The Rebbe taught: “Young people are overflowing with a mixture of adrenaline and confidence—‘I want to change the way the world works,’ teenagers often think. ‘I can change the world.’ This is the conflict between them and adults: Young people abhor the status quo, while adults’ lives revolve around it.”

“So, what are practical things that I can work on for positive change?” She probed.

It was one of those rare moments that a teenager opens up, and I knew that I needed to come up with genuine responses.

“For me, feeling gratitude is difficult.” I suggest. “Making a list on paper or in my head of the things to be grateful for every day—from ‘small’ things, like the fact that the sun is shining, to my health, home and family—helps me recognize all the good in my life and actually makes me a happier person.”
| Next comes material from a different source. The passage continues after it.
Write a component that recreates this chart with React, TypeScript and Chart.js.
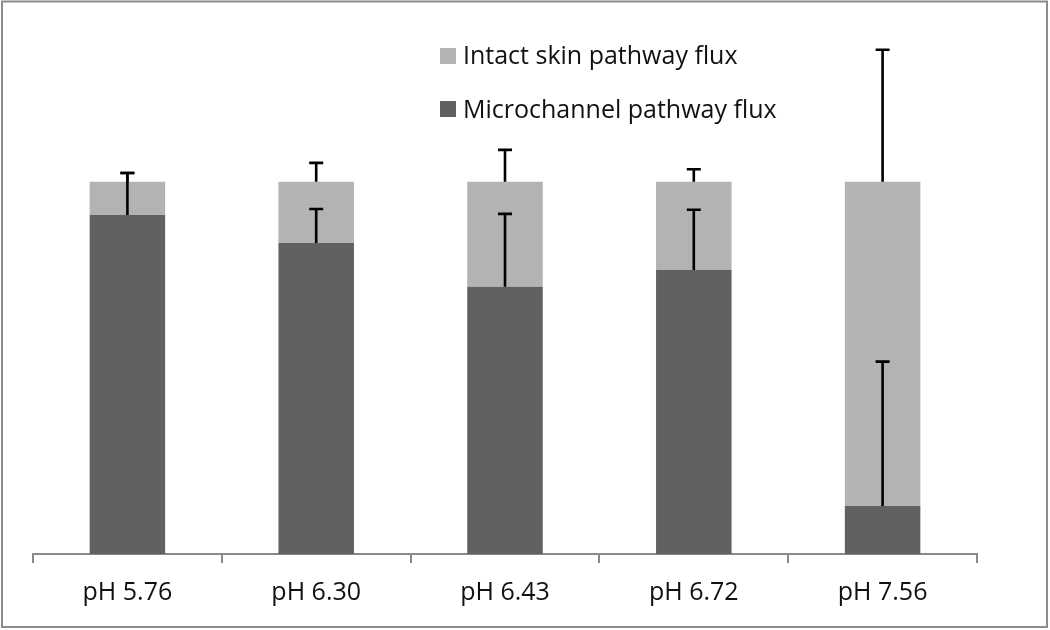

She liked that idea. But she pushed me for another suggestion.

I thought for a few minutes and was relieved when another idea popped into my mind. “OK, here’s something else,” I said. “Every day, do something to make another person happy. It can be a small thing, like saying thank you to your bus driver, or complimenting your friend who looks lonely, or showing appreciation to the check-out person. Any nice word or gesture to make someone smile. How’s that?” I asked.

“The truth is,” she said agreeably, “that at any given moment, most of us are so focused on ourselves and how we’re feeling. We analyze to death whether we’re disappointed with an outcome or how a friend is treating us, or how popular we are with our group. So, this is a good way to take the focus away from me and what I want by focusing, at least for a short time, on making another person happy.”

These days between Passover and Shavuot are meant to be journeys into the inner terrain of ourselves. We prepare to receive the Torah by becoming better people. The Hebrew word for character traits is middot, which also means measurements. When we do our inner work, we measure and create more of certain qualities and less of others in order to grow as better human beings.

Do you have any suggestions for small things that we can do to create big change within ourselves?